Parce que l’on veut revenir aux conditions qui ont généré les événements de 2001, sans que ne se produise la réaction populaire de 2001.Produire un autre saut important dans la distribution régressive du revenu. Un saut qui ne peut se développer sans une violence répressive qui franchisse les limites de ce que la société argentine n’a pas été disposée à accepter dès 1983. Et aussi parce que la situation politique n’est pas celle de 2001, parce que deux nouvelles générations se sont ajoutées à la lutte politique, parce que beaucoup de syndicats ont connu une transformation, en particulier dans leurs délégations de base, en intégrant de jeunes secteurs ayant une plus grande capacité de confrontation et moins pourris par les arrangements classiques de la bureaucratie syndicale.
Parce que les rues recommencent à être peuplées par des mobilisations massives, avec une plus grande capacité d’organisation que celle qui existait en 2001 et avec les secteurs importants de la population disposés à défendre leurs droits de manière organisée et même à affronter dans la rue les forces répressives.
Quel rôle jouent, dans ce scénario, ceux qui aujourd’hui se préoccupent de « conjurer » la « violence politique de gauche » ? Pourquoi trouvent-ils tant d’espace médiatique pour exprimer leurs « critiques » ou « autocritiques » ? Pourquoi ces « critiques » se gardent bien de ne jamais mentionner la violence structurelle qui a déclenché la réponse populaire, les motifs qui les ont menés à décider, avec toutes les erreurs ou réussites que cette décision peut avoir impliquée, d’augmenter l’intensité de la violence devant des régimes qui avaient proscrit pour des décennies toute possibilité démocratique dans notre pays et qui recouraient aux dictatures pour augmenter cruellement l’inégalité ?

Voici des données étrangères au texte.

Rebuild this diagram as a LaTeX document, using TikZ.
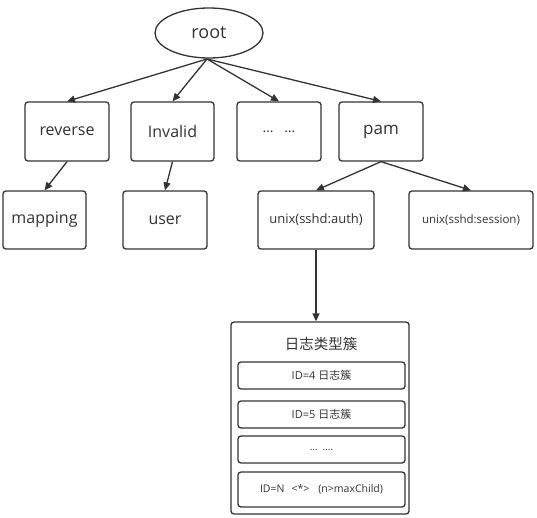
\documentclass[tikz,border=0pt]{standalone}
\usepackage{fontspec}
\setmainfont{Open Sans}
\newfontfamily\cjk{Noto Sans CJK SC}
\usetikzlibrary{arrows.meta,shapes.geometric}
\definecolor{ln}{HTML}{333333}
\definecolor{tx}{HTML}{333333}
\begin{document}
\begin{tikzpicture}[x=1pt,y=-1pt,
  box/.style={draw=ln,line width=1.3pt,rounded corners=3pt,fill=white,text=tx,inner sep=0pt},
  arr/.style={draw=ln,line width=1.3pt,-{Triangle[length=8pt,width=7pt]}},
  lbl/.style={text=tx,inner sep=0pt}]
\useasboundingbox (0,0) rectangle (537,518);
% root
\node[draw=ln,line width=1.3pt,ellipse,minimum width=108pt,minimum height=50pt,inner sep=0pt,text=tx,font=\fontsize{18}{20}\selectfont] (root) at (209,33) {root};
% level 1
\node[box,minimum width=84pt,minimum height=59pt,font=\fontsize{16}{18}\selectfont] (rev) at (67,131.5) {reverse};
\node[box,minimum width=83pt,minimum height=59pt,font=\fontsize{16}{18}\selectfont] (inv) at (172.5,131.5) {Invalid};
\node[box,minimum width=84pt,minimum height=59pt,font=\fontsize{14}{16}\selectfont] (dots) at (279,131.5) {…\hspace{11pt}…};
\node[box,minimum width=84pt,minimum height=59pt,font=\fontsize{17}{19}\selectfont] (pam) at (381,131.5) {pam};
% level 2
\node[box,minimum width=83pt,minimum height=58pt,font=\fontsize{16}{18}\selectfont] (map) at (44.5,220) {mapping};
\node[box,minimum width=84pt,minimum height=58pt,font=\fontsize{16}{18}\selectfont] (user) at (165,220) {user};
\node[box,minimum width=116pt,minimum height=58pt,font=\fontsize{13}{15}\selectfont] (auth) at (316,220) {unix(sshd:auth)};
\node[box,minimum width=124pt,minimum height=58pt,font=\fontsize{11.5}{13}\selectfont] (sess) at (471,220) {unix(sshd:session)};
% cluster box
\node[box,minimum width=178pt,minimum height=192pt] (clu) at (320,418) {};
\node[lbl,font=\cjk\fontsize{14.5}{17}\selectfont] (title) at (321,344) {日志类型簇};
\node[box,minimum width=167pt,minimum height=27pt,font=\fontsize{11}{13}\selectfont] (c1) at (321.5,375.5) {ID=4 {\cjk 日志簇}};
\node[box,minimum width=167pt,minimum height=27pt,font=\fontsize{11}{13}\selectfont] (c2) at (321.5,414.5) {ID=5 {\cjk 日志簇}};
\node[box,minimum width=167pt,minimum height=27pt,font=\fontsize{10}{12}\selectfont] (c3) at (321.5,449.5) {…\hspace{5pt}….};
\node[box,minimum width=167pt,minimum height=35pt,font=\fontsize{10.5}{13}\selectfont] (c4) at (321.5,489.5) {ID=N\hspace{7pt}<*>\hspace{9pt}(n>maxChild)};
% connectors
\coordinate (rb) at (207,59);
\draw[arr] (rb) -- (rev.north);
\draw[arr] (rb) -- (inv.north);
\draw[arr] (rb) -- (dots.north);
\draw[arr] (rb) -- (pam.north);
\draw[arr] (rev.south) -- (map.north);
\draw[arr] (inv.south) -- (user.north);
\draw[arr] (pam.south) -- (auth.north);
\draw[arr] (pam.south) -- (sess.north);
\draw[arr] (auth.south) -- (auth.south |- clu.north);
\end{tikzpicture}
\end{document}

Il serait très utile de pouvoir récupérer cette discussion des années 60 et 70 dans le mouvement populaire argentin celle qui a opposé ceux qui ne voyaient pas d’autre sortie que déployer une offensive révolutionnaire en face de ceux qui soutenaient la nécessité de continuer une activité dans les bases syndicales, avec des grèves, des luttes dans les rues, des occupations d’établissements, en résumé, ce qu’ils appelaient « résistance défensive ».
Mais non. Les autocritiques, les débats, les discussions que promeuvent ces voix politiques et académiques ne cherchent pas à nous enrichir avec un échange légitime et nécessaire mais parcourent le chemin de la question naïve : peut-on tuer ?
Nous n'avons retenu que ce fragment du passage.